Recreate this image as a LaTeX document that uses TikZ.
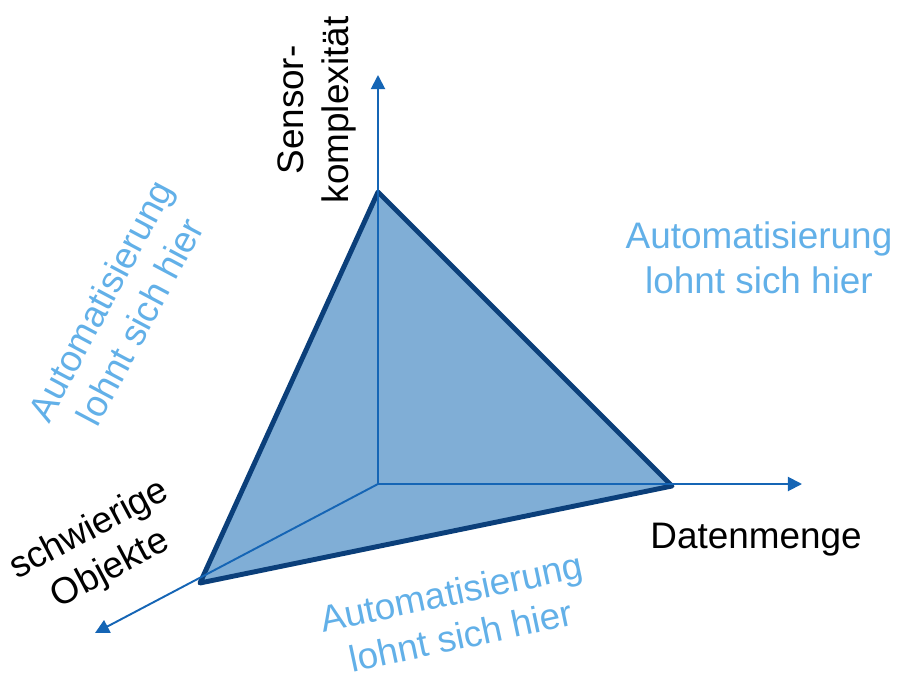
\documentclass[tikz,border=0pt]{standalone}
\usepackage{fontspec}
\setmainfont{Liberation Sans}
\usepackage{xcolor}
\usetikzlibrary{arrows.meta}
\usetikzlibrary{positioning}

\definecolor{axisblue}{HTML}{1565B5}
\definecolor{edgeblue}{HTML}{0B3F7A}
\definecolor{faceblue}{HTML}{80AED6}
\definecolor{hintblue}{HTML}{62B0E8}

\begin{document}
\begin{tikzpicture}[x=0.02cm, y=-0.02cm,
    axis/.style={draw=axisblue, line width=1.1pt, -{Triangle[length=8pt,width=8pt]}},
    edge/.style={draw=edgeblue, line width=2.8pt, line join=round},
    lbl/.style={font=\fontsize{21}{25.5}\selectfont, align=center, inner sep=0pt},
    hint/.style={lbl, text=hintblue}]
    \useasboundingbox (0,0) rectangle (897,680);
    % corners of the pyramid
    \coordinate (o) at (378,484);
    \coordinate (t) at (378,192);
    \coordinate (r) at (672,486);
    \coordinate (b) at (200,583);
    % axis ends
    \coordinate (up) at (378,75);
    \coordinate (right) at (802,484);
    \coordinate (down) at (95,633);

    \fill[faceblue] (t) -- (r) -- (b) -- cycle;
    \draw[edge] (t) -- (r) -- (b) -- cycle;
    \draw[axis] (o) -- (up);
    \draw[axis] (o) -- (right);
    \draw[axis] (o) -- (down);

    \node[lbl, rotate=90] (sensor) at (317,110) {Sensor-\\komplexit\"at};
    \node[lbl] (daten) at (756,540) {Datenmenge};
    \node[lbl, rotate=28] (objekte) at (100,550) {schwierige\\Objekte};

    \node[hint] (hintright) at (759,258) {Automatisierung\\lohnt sich hier};
    \node[hint, rotate=62] (hintleft) at (120,311) {Automatisierung\\lohnt sich hier};
    \node[hint, rotate=12] (hintbottom) at (456,614) {Automatisierung\\lohnt sich hier};
\end{tikzpicture}
\end{document}
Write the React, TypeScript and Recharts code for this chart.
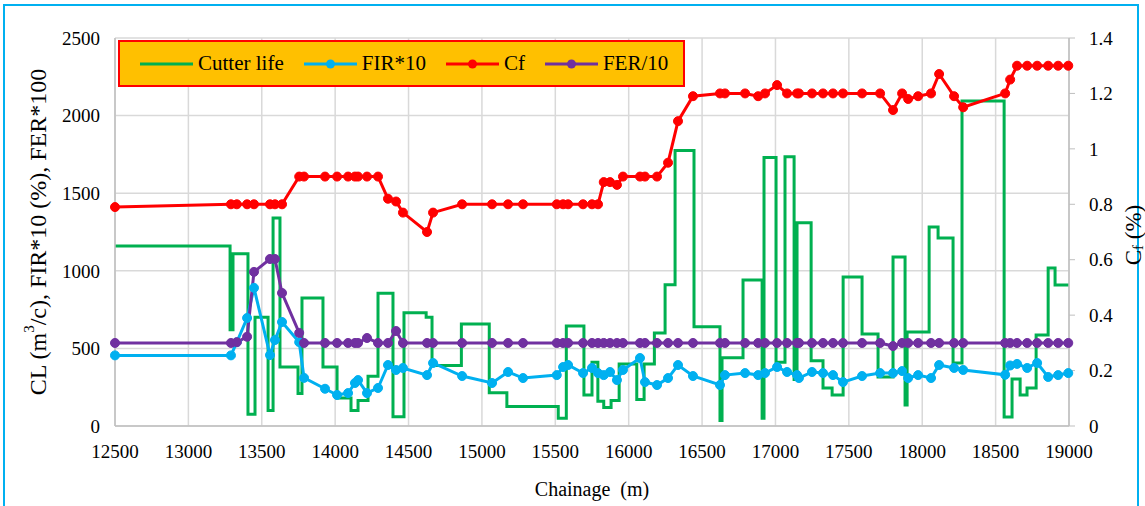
import { ComposedChart, Line, XAxis, YAxis, CartesianGrid, Legend } from 'recharts';

const FONT = '"Liberation Serif", "Times New Roman", serif';

// chainage of the sampled points (m)
const pointChainage = [
  12500, 13290, 13330, 13400, 13447, 13556, 13590, 13638, 13755, 13788,
  13931, 14013, 14088, 14135, 14156, 14217, 14292, 14360, 14415, 14462,
  14626, 14667, 14865, 15069, 15178, 15280, 15510, 15553, 15587, 15689,
  15750, 15791, 15830, 15873, 15920, 15961, 16077, 16111, 16193, 16268,
  16336, 16438, 16622, 16656, 16793, 16882, 16929, 17011, 17079, 17147,
  17160, 17249, 17324, 17392, 17460, 17590, 17713, 17801, 17863, 17904,
  17972, 18060, 18115, 18217, 18279, 18565, 18599, 18646, 18715, 18783,
  18858, 18926, 18995,
];

// Cf (%), right axis
const cfValues = [
  0.79, 0.8, 0.8, 0.8, 0.8, 0.8, 0.8, 0.8, 0.9, 0.9,
  0.9, 0.9, 0.9, 0.9, 0.9, 0.9, 0.9, 0.82, 0.81, 0.77,
  0.7, 0.77, 0.8, 0.8, 0.8, 0.8, 0.8, 0.8, 0.8, 0.8,
  0.8, 0.8, 0.88, 0.88, 0.87, 0.9, 0.9, 0.9, 0.9, 0.95,
  1.1, 1.19, 1.2, 1.2, 1.2, 1.19, 1.2, 1.23, 1.2, 1.2,
  1.2, 1.2, 1.2, 1.2, 1.2, 1.2, 1.2, 1.14, 1.2, 1.18,
  1.19, 1.2, 1.27, 1.19, 1.15, 1.2, 1.25, 1.3, 1.3, 1.3,
  1.3, 1.3, 1.3,
];

// FIR*10
const firValues = [
  455, 455, 540, 696, 890, 457, 554, 670, 540, 310,
  240, 200, 212, 277, 296, 212, 245, 393, 361, 374,
  328, 406, 322, 277, 348, 309, 328, 380, 393, 341,
  374, 341, 328, 348, 296, 361, 438, 283, 264, 309,
  393, 322, 264, 328, 341, 328, 341, 380, 348, 328,
  309, 348, 341, 328, 283, 322, 341, 341, 354, 309,
  328, 309, 393, 374, 361, 330, 390, 400, 374, 406,
  316, 328, 341,
];

// FER/10
const ferValues = [
  535, 535, 540, 575, 993, 1076, 1076, 857, 600, 535,
  535, 535, 535, 535, 535, 567, 535, 535, 612, 535,
  535, 535, 535, 535, 535, 535, 535, 535, 535, 535,
  535, 535, 535, 535, 535, 535, 535, 535, 535, 535,
  535, 535, 535, 535, 535, 535, 535, 535, 535, 535,
  535, 535, 535, 535, 535, 535, 535, 515, 535, 535,
  535, 535, 535, 535, 535, 535, 535, 535, 535, 535,
  535, 535, 535,
];

// cutter life steps: value holds from this chainage to the next one
const lifeChainage = [
  12500, 13284, 13304, 13406, 13454, 13543, 13577, 13624, 13747, 13774,
  13917, 14013, 14108, 14156, 14224, 14292, 14394, 14469, 14620, 14660,
  14860, 15050, 15170, 15520, 15575, 15695, 15750, 15790, 15830, 15880,
  15935, 16055, 16105, 16175, 16248, 16316, 16445, 16622, 16636, 16779,
  16909, 16922, 17004, 17065, 17127, 17147, 17243, 17324, 17386, 17461,
  17590, 17699, 17801, 17883, 17897, 18047, 18108, 18210, 18271, 18558,
  18612, 18667, 18714, 18776, 18858, 18905, 19000,
];
const lifeValues = [
  1160, 620, 1110, 75, 700, 100, 1340, 380, 210, 825,
  380, 180, 100, 165, 320, 855, 60, 730, 700, 390,
  657, 215, 125, 50, 645, 200, 410, 160, 120, 165,
  400, 170, 400, 600, 910, 1775, 640, 35, 440, 940,
  50, 1730, 410, 1735, 300, 1310, 420, 245, 200, 960,
  593, 316, 1089, 135, 606, 1282, 1211, 406, 2094, 58,
  303, 200, 245, 586, 1018, 908, 908,
];

const xTicks = [12500, 13000, 13500, 14000, 14500, 15000, 15500, 16000, 16500, 17000, 17500, 18000, 18500, 19000];
const leftTicks = [0, 500, 1000, 1500, 2000, 2500];
const rightTicks = [0, 0.2, 0.4, 0.6, 0.8, 1, 1.2, 1.4];

const pointRows = pointChainage.map((x, i) => ({ x, cf: cfValues[i], fir: firValues[i], fer: ferValues[i] }));
const lifeRows = lifeChainage.map((x, i) => ({ x, life: lifeValues[i] }));

const legendItems = [
  { name: 'Cutter life', color: '#00B050', dot: false },
  { name: 'FIR*10', color: '#00B0F0', dot: true },
  { name: 'Cf', color: '#FF0000', dot: true },
  { name: 'FER/10', color: '#7030A0', dot: true },
];

function LegendBox() {
  return (
    <div style={{
      width: 567, height: 47, boxSizing: 'border-box', background: '#FFC000',
      border: '2px solid #FF0000', display: 'flex', alignItems: 'center',
      paddingLeft: 20, fontSize: 21, fontFamily: FONT, color: '#000', whiteSpace: 'nowrap',
    }}>
      {legendItems.map((it) => (
        <div key={it.name} style={{ display: 'flex', alignItems: 'center', marginRight: 20, flexShrink: 0 }}>
          <svg width={53} height={12}>
            <line x1={0} x2={53} y1={6} y2={6} stroke={it.color} strokeWidth={3} />
            {it.dot && <circle cx={26.5} cy={6} r={4.5} fill={it.color} />}
          </svg>
          <span style={{ marginLeft: 5 }}>{it.name}</span>
        </div>
      ))}
    </div>
  );
}

const leftTitle = () => {
  const cx = 38;
  const cy = 232;
  return (
    <text x={cx} y={cy} transform={`rotate(-90 ${cx} ${cy})`} textAnchor="middle" dominantBaseline="central"
      fontSize={24} fill="#000" fontFamily={FONT}>
      CL (m<tspan fontSize={15} dy={-9}>3</tspan><tspan dy={9}>/c), FIR*10 (%), FER*100</tspan>
    </text>
  );
};

const rightTitle = () => {
  const cx = 1133;
  const cy = 235;
  return (
    <text x={cx} y={cy} transform={`rotate(-90 ${cx} ${cy})`} textAnchor="middle" dominantBaseline="central"
      fontSize={23} fill="#000" fontFamily={FONT}>
      C<tspan fontSize={15} dy={5}>f</tspan><tspan dy={-5}> (%)</tspan>
    </text>
  );
};

const bottomTitle = (props: any) => {
  const vb = props.viewBox;
  return (
    <text x={vb.x + vb.width / 2} y={489} textAnchor="middle" dominantBaseline="central"
      fontSize={20} fill="#000" fontFamily={FONT} style={{ whiteSpace: 'pre' }}>
      Chainage  (m)
    </text>
  );
};

const tickStyle = { fontSize: 19, fill: '#000', fontFamily: FONT };

export default function App() {
  return (
    <div style={{ position: 'absolute', left: 0, top: 0, width: 1145, height: 506, overflow: 'hidden', background: '#fff', fontFamily: FONT }}>
      <div style={{ position: 'absolute', left: 3, top: 4, width: 1132, height: 540, border: '2px solid #00B0F0' }} />
      <ComposedChart width={1145} height={506} data={pointRows} margin={{ top: 38, right: 0, bottom: 0, left: 0 }}>
        <CartesianGrid yAxisId="left" stroke="#D9D9D9" strokeWidth={1.5} />
        <XAxis type="number" dataKey="x" domain={[12500, 19000]} ticks={xTicks} interval={0}
          height={80} tick={tickStyle} tickLine={false} tickSize={0} tickMargin={19}
          axisLine={{ stroke: '#BFBFBF', strokeWidth: 1.5 }} label={{ content: bottomTitle }} />
        <YAxis yAxisId="left" orientation="left" domain={[0, 2500]} ticks={leftTicks} width={115}
          tick={tickStyle} tickLine={false} tickSize={0} tickMargin={15}
          axisLine={{ stroke: '#BFBFBF', strokeWidth: 1.5 }} label={{ content: leftTitle }} />
        <YAxis yAxisId="right" orientation="right" domain={[0, 1.4]} ticks={rightTicks} width={76}
          tick={tickStyle} tickLine={{ stroke: '#BFBFBF' }} tickSize={6} tickMargin={14}
          axisLine={{ stroke: '#BFBFBF', strokeWidth: 1.5 }} label={{ content: rightTitle }} />
        <Legend layout="vertical" align="center" verticalAlign="middle" content={<LegendBox />}
          wrapperStyle={{ left: 118, top: 40, width: 567, height: 47 }} />
        <Line yAxisId="left" data={lifeRows} dataKey="life" name="Cutter life" type="stepAfter"
          stroke="#00B050" strokeWidth={3} dot={false} activeDot={false} isAnimationActive={false} />
        <Line yAxisId="left" dataKey="fir" name="FIR*10" type="linear" stroke="#00B0F0" strokeWidth={3}
          dot={{ r: 4.5, fill: '#00B0F0', stroke: '#00B0F0', strokeWidth: 1 }} activeDot={false} isAnimationActive={false} />
        <Line yAxisId="right" dataKey="cf" name="Cf" type="linear" stroke="#FF0000" strokeWidth={3}
          dot={{ r: 4.5, fill: '#FF0000', stroke: '#FF0000', strokeWidth: 1 }} activeDot={false} isAnimationActive={false} />
        <Line yAxisId="left" dataKey="fer" name="FER/10" type="linear" stroke="#7030A0" strokeWidth={3}
          dot={{ r: 4.5, fill: '#7030A0', stroke: '#7030A0', strokeWidth: 1 }} activeDot={false} isAnimationActive={false} />
      </ComposedChart>
    </div>
  );
}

--- --- ---

Set task:
Copy out every line from the data above that has "this" in it.

Response:
Recreate this image as a LaTeX document that uses TikZ.
Write the React, TypeScript and Recharts code for this chart.
// cutter life steps: value holds from this chainage to the next one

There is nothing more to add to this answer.